## TO BE DONE
Write out the material exactly. Do not include the pictures.

## PROVIDED DATA
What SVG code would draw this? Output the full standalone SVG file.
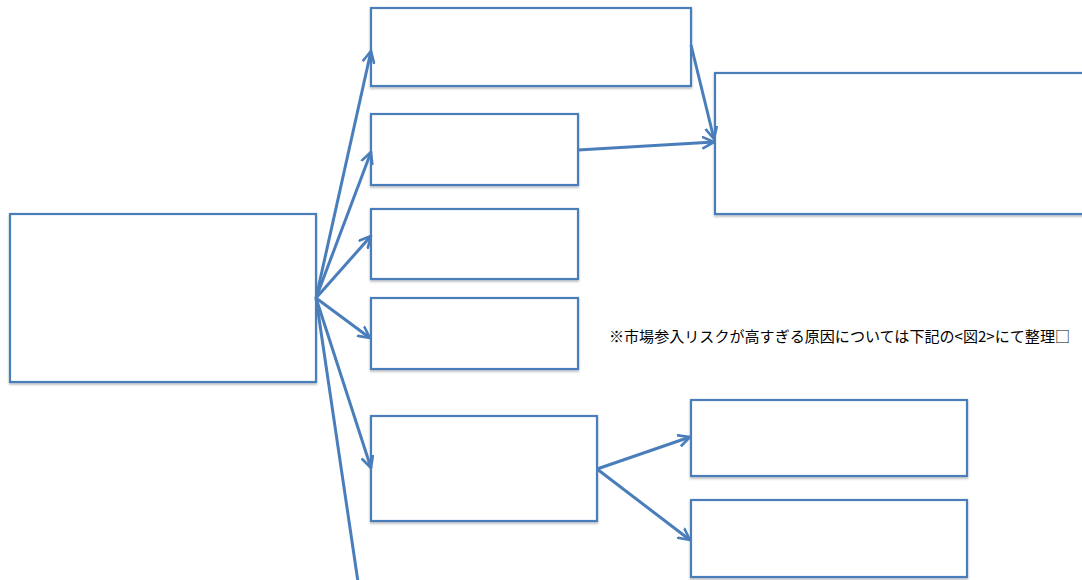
<svg xmlns="http://www.w3.org/2000/svg" width="1082" height="580" viewBox="0 0 1082 580">
<defs>
<marker id="arr" viewBox="0 0 14 14" refX="12" refY="7" markerWidth="14" markerHeight="14" markerUnits="userSpaceOnUse" orient="auto">
<path d="M1,1.5 L12,7 L1,12.5" fill="none" stroke="#4a7ebb" stroke-width="2.6" stroke-linecap="round" stroke-linejoin="round"/>
</marker>
<filter id="sh" x="-5%" y="-5%" width="110%" height="115%">
<feDropShadow dx="0" dy="1.5" stdDeviation="1" flood-color="#000" flood-opacity="0.3"/>
</filter>
</defs>
<style>
.box{fill:#fff;stroke:#4a7ebb;stroke-width:2.2;filter:url(#sh)}
.con{fill:none;stroke:#4a7ebb;stroke-width:3;marker-end:url(#arr)}
.plain{fill:none;stroke:#4a7ebb;stroke-width:3}
.note{font-family:"Noto Sans CJK JP","Liberation Sans",sans-serif;font-size:15px;fill:#000}
</style>
<rect width="1082" height="580" fill="#fff"/>
<g id="n-left"><rect class="box" x="10" y="214" width="306" height="168"/></g>
<g id="n-top"><rect class="box" x="371" y="8" width="320" height="78"/></g>
<g id="n-b2"><rect class="box" x="371" y="114" width="207" height="71"/></g>
<g id="n-b3"><rect class="box" x="371" y="209" width="207" height="70"/></g>
<g id="n-b4"><rect class="box" x="371" y="298" width="207" height="71"/></g>
<g id="n-b5"><rect class="box" x="371" y="416" width="226" height="105"/></g>
<g id="n-right"><rect class="box" x="715" y="73" width="372" height="141"/></g>
<g id="n-b6"><rect class="box" x="691" y="400" width="276" height="76"/></g>
<g id="n-b7"><rect class="box" x="691" y="500" width="276" height="77"/></g>
<g id="connectors">
<line class="con" x1="316" y1="298" x2="371" y2="51"/>
<line class="con" x1="316" y1="298" x2="371" y2="152"/>
<line class="con" x1="316" y1="298" x2="371" y2="236"/>
<line class="con" x1="316" y1="298" x2="370" y2="338"/>
<line class="con" x1="316" y1="298" x2="371" y2="468"/>
<line class="plain" x1="316" y1="298" x2="358" y2="582"/>
<line class="con" x1="691" y1="45" x2="714" y2="139"/>
<line class="con" x1="578" y1="150" x2="714" y2="142"/>
<line class="con" x1="597" y1="469" x2="690" y2="437"/>
<line class="con" x1="597" y1="469" x2="690" y2="540"/>
</g>
<text class="note" x="609" y="342" textLength="461" lengthAdjust="spacingAndGlyphs">※市場参入リスクが高すぎる原因については下記の&lt;図2&gt;にて整理□</text>
</svg>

## CORRECT RESULT
What SVG code would draw this? Output the full standalone SVG file.
<svg xmlns="http://www.w3.org/2000/svg" width="1082" height="580" viewBox="0 0 1082 580">
<defs>
<marker id="arr" viewBox="0 0 14 14" refX="12" refY="7" markerWidth="14" markerHeight="14" markerUnits="userSpaceOnUse" orient="auto">
<path d="M1,1.5 L12,7 L1,12.5" fill="none" stroke="#4a7ebb" stroke-width="2.6" stroke-linecap="round" stroke-linejoin="round"/>
</marker>
<filter id="sh" x="-5%" y="-5%" width="110%" height="115%">
<feDropShadow dx="0" dy="1.5" stdDeviation="1" flood-color="#000" flood-opacity="0.3"/>
</filter>
</defs>
<style>
.box{fill:#fff;stroke:#4a7ebb;stroke-width:2.2;filter:url(#sh)}
.con{fill:none;stroke:#4a7ebb;stroke-width:3;marker-end:url(#arr)}
.plain{fill:none;stroke:#4a7ebb;stroke-width:3}
.note{font-family:"Noto Sans CJK JP","Liberation Sans",sans-serif;font-size:15px;fill:#000}
</style>
<rect width="1082" height="580" fill="#fff"/>
<g id="n-left"><rect class="box" x="10" y="214" width="306" height="168"/></g>
<g id="n-top"><rect class="box" x="371" y="8" width="320" height="78"/></g>
<g id="n-b2"><rect class="box" x="371" y="114" width="207" height="71"/></g>
<g id="n-b3"><rect class="box" x="371" y="209" width="207" height="70"/></g>
<g id="n-b4"><rect class="box" x="371" y="298" width="207" height="71"/></g>
<g id="n-b5"><rect class="box" x="371" y="416" width="226" height="105"/></g>
<g id="n-right"><rect class="box" x="715" y="73" width="372" height="141"/></g>
<g id="n-b6"><rect class="box" x="691" y="400" width="276" height="76"/></g>
<g id="n-b7"><rect class="box" x="691" y="500" width="276" height="77"/></g>
<g id="connectors">
<line class="con" x1="316" y1="298" x2="371" y2="51"/>
<line class="con" x1="316" y1="298" x2="371" y2="152"/>
<line class="con" x1="316" y1="298" x2="371" y2="236"/>
<line class="con" x1="316" y1="298" x2="370" y2="338"/>
<line class="con" x1="316" y1="298" x2="371" y2="468"/>
<line class="plain" x1="316" y1="298" x2="358" y2="582"/>
<line class="con" x1="691" y1="45" x2="714" y2="139"/>
<line class="con" x1="578" y1="150" x2="714" y2="142"/>
<line class="con" x1="597" y1="469" x2="690" y2="437"/>
<line class="con" x1="597" y1="469" x2="690" y2="540"/>
</g>
<text class="note" x="609" y="342" textLength="461" lengthAdjust="spacingAndGlyphs">※市場参入リスクが高すぎる原因については下記の&lt;図2&gt;にて整理□</text>
</svg>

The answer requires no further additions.